Billet invité.
On attendait une manifestation de rue, mais ce sont les routes, les autoroutes et les voies de chemins de fer catalans qui ont été coupées hier mercredi. Des dizaines de milliers de passagers ont été affectés par des annulations ou des retards, et des centaines de camions ont été bloqués.
C’est sous cette forme spectaculaire mais mobilisant moins de moyens que l’appel à la grève générale lancé par la centrale syndicale indépendantiste s’est le plus largement concrétisé, soutenu par l’Assemblée nationale catalane et Omnium Cultural, les deux puissantes associations indépendantistes.
En attendant la manifestation prévue pour samedi, les salles d’audience des tribunaux ont pris le relais dans les médias. L’Audience nationale a eu la main lourde en infligeant la prison préventive aux huit membres destitués du gouvernement catalan qui s’étaient présentés à elle, sa dureté tranchant avec la souplesse dont a fait preuve jusqu’à maintenant la Cour suprême à l’égard de la présidente du Parlement catalan Carme Forcadell et de cinq autres élus, mais va-t-elle se confirmer ?

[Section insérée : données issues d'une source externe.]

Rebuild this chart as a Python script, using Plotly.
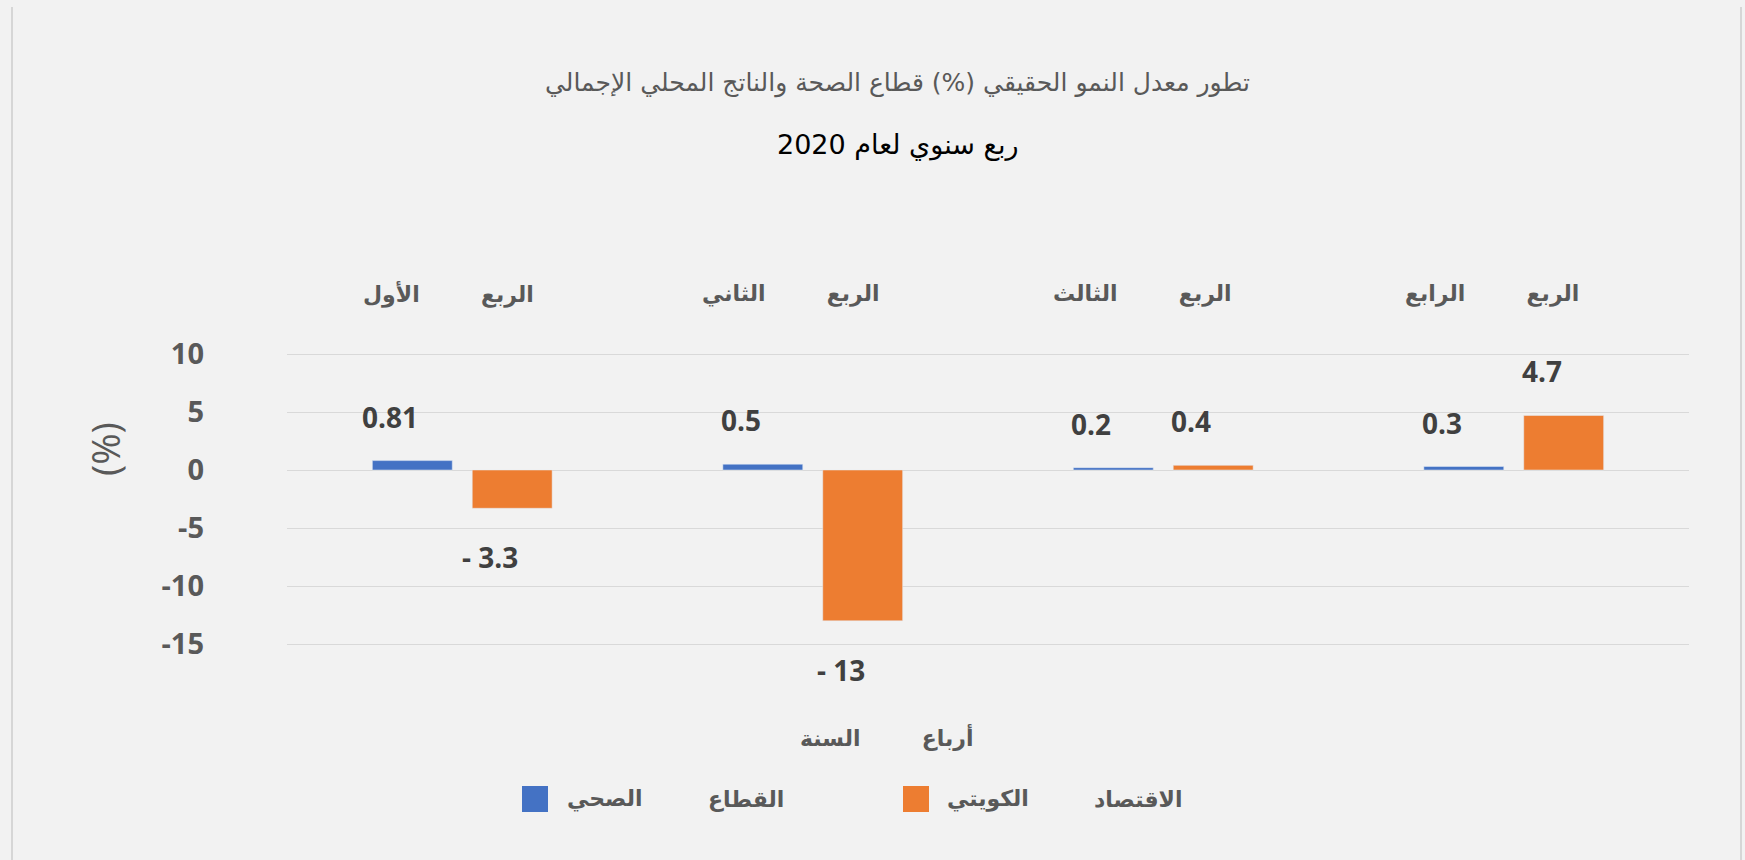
import plotly.graph_objects as go

# ---------------- data ----------------
quarters = ["الربع الأول", "الربع الثاني", "الربع الثالث", "الربع الرابع"]
series_names = ["القطاع الصحي", "الاقتصاد الكويتي"]
health = [0.81, 0.5, 0.2, 0.3]
economy = [-3.3, -13, 0.4, 4.7]
health_labels = ["0.81", "0.5", "0.2", "0.3"]
economy_labels = ["- 3.3", "- 13", "0.4", "4.7"]
y_ticks = [-15, -10, -5, 0, 5, 10]
y_tick_text = ["-15", "-10", "-5", "0", "5", "10"]
title_line1 = "تطور معدل النمو الحقيقي (%) قطاع الصحة والناتج المحلي الإجمالي"
title_line2 = "ربع سنوي لعام 2020"
x_title = "أرباع السنة"
y_title = "(%)"

# ---------------- styles ----------------
BLUE = "#4472C4"
ORANGE = "#ED7D31"
GRAY = "#595959"
DARK = "#404040"
BG = "#F2F2F2"
GRID = "#D9D9D9"
W, H = 1745, 860
L, R, T, B = 287, 56, 352, 214
PW, PH = W - L - R, H - T - B
EXTRA = 2 / 11.6  # small padding so the 10 and -15 gridlines are drawn
AR_FONT = "DejaVu Sans"
NUM_FONT = "Open Sans"
NB = "\u00a0"


def px_x(p):
    return (p - L) / PW


def px_y(p):
    return (H - B - p) / PH


def spaced(text, n):
    return text.replace(" ", NB * n)


fig = go.Figure()
fig.add_trace(go.Bar(x=quarters, y=health, name=series_names[0],
                     marker_color=BLUE, showlegend=False))
fig.add_trace(go.Bar(x=quarters, y=economy, name=series_names[1],
                     marker_color=ORANGE, showlegend=False))

annotations = []
# data labels
for vals, labels, off in ((health, health_labels, -50), (economy, economy_labels, 50)):
    for q, v, t in zip(quarters, vals, labels):
        annotations.append(dict(
            x=q, y=v, xref="x", yref="y", text=t, showarrow=False,
            xshift=off - 22, yshift=44 if v >= 0 else -49,
            yanchor="middle", xanchor="center",
            font=dict(family=NUM_FONT, size=28, color=DARK, weight="bold")))

# category labels (top)
cat_shift = [-14, -22, -21, -22]
for q, s in zip(quarters, cat_shift):
    annotations.append(dict(
        x=q, y=px_y(294), xref="x", yref="paper", text=spaced(q, 8),
        showarrow=False, xshift=s, yanchor="middle", xanchor="center",
        font=dict(family=AR_FONT, size=22, color=GRAY, weight="bold")))

# titles
annotations.append(dict(x=px_x(897), y=px_y(83), xref="paper", yref="paper",
                        text=title_line1, showarrow=False, xanchor="center", yanchor="middle",
                        font=dict(family=AR_FONT, size=25, color=GRAY)))
annotations.append(dict(x=px_x(897), y=px_y(145), xref="paper", yref="paper",
                        text=title_line2, showarrow=False, xanchor="center", yanchor="middle",
                        font=dict(family=AR_FONT, size=27, color="#000000")))
# axis titles
annotations.append(dict(x=px_x(887), y=px_y(737), xref="paper", yref="paper",
                        text=spaced(x_title, 8), showarrow=False, xanchor="center", yanchor="middle",
                        font=dict(family=AR_FONT, size=22, color=GRAY, weight="bold")))
annotations.append(dict(x=px_x(105), y=px_y(449), xref="paper", yref="paper",
                        text=y_title, showarrow=False, textangle=-90,
                        xanchor="center", yanchor="middle",
                        font=dict(family=NUM_FONT, size=38, color=GRAY)))

# custom legend: swatch, left word (anchored left), right word (anchored right)
shapes = []
legend_items = [(series_names[0], BLUE, 522, 565, 786), (series_names[1], ORANGE, 903, 945, 1185)]
for name, col, sx, left_x, right_x in legend_items:
    right_word, left_word = name.split(" ")
    shapes.append(dict(type="rect", xref="paper", yref="paper",
                       x0=px_x(sx), x1=px_x(sx + 26), y0=px_y(812), y1=px_y(786),
                       fillcolor=col, line=dict(width=0)))
    annotations.append(dict(x=px_x(left_x), y=px_y(799), xref="paper", yref="paper",
                            text=left_word, showarrow=False, xanchor="left", yanchor="middle",
                            font=dict(family=AR_FONT, size=22, color=GRAY, weight="bold")))
    annotations.append(dict(x=px_x(right_x), y=px_y(799), xref="paper", yref="paper",
                            text=right_word, showarrow=False, xanchor="right", yanchor="middle",
                            font=dict(family=AR_FONT, size=22, color=GRAY, weight="bold")))

# chart border lines
for bx in (12, 1741):
    shapes.append(dict(type="line", xref="paper", yref="paper",
                       x0=px_x(bx), x1=px_x(bx), y0=px_y(7), y1=px_y(880),
                       line=dict(color="#D6D6D6", width=2)))

fig.update_layout(
    width=W, height=H,
    margin=dict(l=L, r=R, t=T, b=B, pad=0),
    paper_bgcolor=BG, plot_bgcolor=BG,
    barmode="group", bargap=0.43, bargroupgap=0.2,
    annotations=annotations, shapes=shapes,
    showlegend=False,
)
fig.update_xaxes(showticklabels=False, showgrid=False, zeroline=False,
                 showline=False, ticks="")
fig.update_yaxes(range=[-15 - EXTRA, 10 + EXTRA], tickvals=y_ticks, ticktext=y_tick_text,
                 showgrid=True, gridcolor=GRID, gridwidth=1.3,
                 zeroline=True, zerolinecolor=GRID, zerolinewidth=1.3,
                 showline=False, ticks="", ticklabelstandoff=82,
                 tickfont=dict(family=NUM_FONT, size=29, color=GRAY, weight="bold"))

fig.write_html("out.html", config={"displayModeBar": False},
               post_script="document.body.style.margin='0';document.body.style.background='#F2F2F2';")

À Bruxelles, la justice belge étudie la demande d’extradition de Carles Puigdemont et de ses compagnons d’exil qui sont sous le coup d’un mandat d’arrêt européen, et dont la dénonciation du « coup d’État » dont est victime la Catalogne ne suscite pas de grands échos parmi les autorités européennes qui serrent les coudes avec Mariano Rajoy. Dans les rues désertes du quartier des institutions européennes de Bruxelles, deux centaines de maires indépendantistes avaient mardi dernier défilé aux cris de « Liberta ! » en exigeant la libération des « prisonniers politiques ».
L’Audience nationale est critiquée par des juristes respectés pour avoir engagé des poursuites au motif de rébellion et sédition, ainsi que pour avoir placé en détention préventive les prévenus à la demande du procureur général. Selon des rumeurs invérifiables, le gouvernement madrilène prendrait ses distances avec cette ligne dure, soucieux de ne pas provoquer de violentes réactions en Catalogne. Il est de fait, en tout état de cause, que les actions de blocage des indépendantistes de mercredi n’ont pas donné lieu à des affrontements violents, comme si les forces de police ne les cherchaient pas non plus.
Les spéculations ne manquent pas, et certaines font état d’un éventuel projet de réunification sous la responsabilité de la Cour Suprême de toutes les poursuites engagées, y compris celles qui l’ont été par différentes cours de justice catalanes. Dans l’intention, est-il espéré, que soient levées toutes les mises en détention provisoires, y compris celles des deux dirigeants des organisations indépendantistes qui y ont été astreints en premier. Ce n’est pas cette dynamique qui a jusqu’à maintenant prévalu. Le parquet ayant ce soir demandé la mise en détention de Carme Forcadell et de trois des co-accusés sur cinq, le juge Pablo Llarena va-t-il ou non suivre ses réquisitions ? Si cela devait être le cas, cette hypothèse s’écroulerait.
La préparation des élections du 21 décembre bat son plein, et les regards sont tournés vers la gauche, qui finalement ne devrait pas rééditer la constitution du front commun de 2015, sauf revirement de dernière minute. Le PDeCAT de Carles Puigdemont, pour lequel les sondages annoncent un important recul, y était favorable afin de masquer celui-ci, mais la gauche indépendantiste catalane de l’ERC, qui a au contraire le vent en poupe, préfère avoir l’occasion de l’affirmer. Troisième composante de l’ancien front uni, l’extrême-gauche de la CUP est divisée sur l’opportunité d’une participation à des élections convoquées par Madrid. À l’arrivée, les sondages continuent d’accorder des scores très proches aux indépendantistes et unionistes. Donnant à Carles Puigdemont l’opportunité, depuis Bruxelles, de demander aux autorités de Madrid s’ils accepteront le verdict des urnes si les indépendantistes l’emportent…
Ada Colau et la coalition « Catalunya, Si que es Pot » (Catalogne, oui c’est possible), qui lui a permis d’emporter la mairie de Barcelone avec le soutien de Podemos, voudrait intervenir sur le terrain des questions sociales. « Il existe un espace politique où l’on peut revendiquer, non pas l’indépendance, mais des souverainetés, sur des sujets très concrets, qui touchent la vie des gens » explique le député catalan Lluís Rabell qui en avait été le chef de file. Mais cette démarche reste à contre-temps.